Hi /ck/, I need your help. I'm trying to frugal my way to an early retirement. I'm living on $300 per week (I know, a lot more than some of you sorry SOBs). I save and then invest every dollar I earn above this with the hopes of eventually being able to live on the difference between the return on my investments and inflation. After rent, transportation, and entertainment, I've got about $80 per week to spend on food. I spend about $40-60 of this on breakfast and lunch (I'm planning on reducing this a lot in the future, to about $14-21, but I'd rather focus on optimizing my dinners for now). So, I've got about $20-30 per week to spend on dinners for the week.
So, basically, I need your poor people recipes. It has to be something that tastes good, stores well, doesn't go off quickly, and costs less than $20-30 to make 7 servings fit for a warrior. Ideally, I'd like to be able to cook it relatively quickly. I'm pretty active and I'd rather not get diabetes so if, somehow, this could be a healthy meal, that'd be awesome.
At the moment, I'm alternating between spaghetti and Japanese curry (I know, really not that healthy...). I'm about to learn how to cook beans and rice because I've been told this is what you a lot of you poor peasants are eating.
>>8406571
For me, it's the McChicken and Google.
>>8406585
Do you make them at home or just buy them at McDonald's? They're pretty expensive in my country...
Tl;dr
1. if you want to treat yourself buy reduced food that is or went off on label
breakfast:
Eggs + Bacon + (flour etc for home made bread)
or
porridge + honey (occasional berries etc)
Mains:
Pork shoulder (cheap as fuck and easy to cook in slow cooker)
Pay for fishing licence and go fishing/learn it -> free fish
Eggs
Soupe
Frozen Veg (cheaper and still good)
I spend 40 GBP for 2 weeks of food just buying eggs, porridge, oil, vinegar, some fresh veg, frozen veg and that includes some nice little things (spices, cheese, reduced goodies)
>>8406571
lmao I live off of $50 a month get good
>frugal your way to an early retirement
>off of minimum wage
In all sincerity, good luck. But you'll make more money by actually working. I myself chop firewood and hunt game to sell. During the summer I repair and sell lawn mowers, and I lease a consignment shop that I sell out of and live in, as it has an apartment attached. I work seasonal at a seafood processing plant. I probably make a hundred grand a year just hustling.
You'd be surprised how much money you save on food when you're eating meat you hunt yourself, and mushrooms you forage. I only buy vegetables, grains, pasta, and random snacks, while sticking to 100 bucks a month budget.
Investing your money, especially when you're earning so little, is never a good idea for early retirement.
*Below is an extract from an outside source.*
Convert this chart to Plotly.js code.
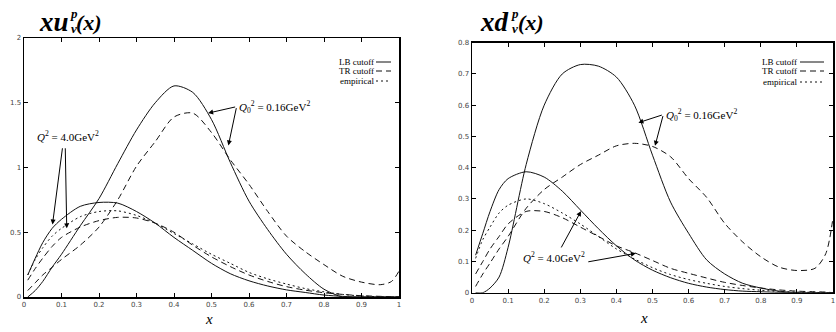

You're better off busting ass for ten years instead. You'll actually have money to blow, rather than just enough to get by.
>>8407549
>I save and then invest every dollar I earn above this
good advice though
>suffering and inexperiencing life while young in the hopes that your luck won't run out by either dying early or being too much of a miserable oldfuck to enjoy what you could have younger
Why do you types gamble your lives this much?
The mainstays of my cooking (120$ a month)
Rice (jasmine and plain white)
Chicken (thighs usually)
Canned mackerel, salmon or sardines (lots)
Potatoes
Cabbage
Onions
Garlic
Spices
Sometimes to splurge I'll buy stuffing and a rotisserie chicken.
>>8406571
>$40-60 on breakfast and lunch
What the fuck are you even eating? Jesus, I spend $50 a week for all three meals.
>>8406571
Buy rotisserie chicken at grocery store and eat your fill. Pick the remaining meat from the bones, then freeze bones and meat separately. Save up the bones from several carcasses, then cook them all day in a slow cooker to make broth/stock. The stock can then be frozen for later use or used immediately with the remaining frozen meat.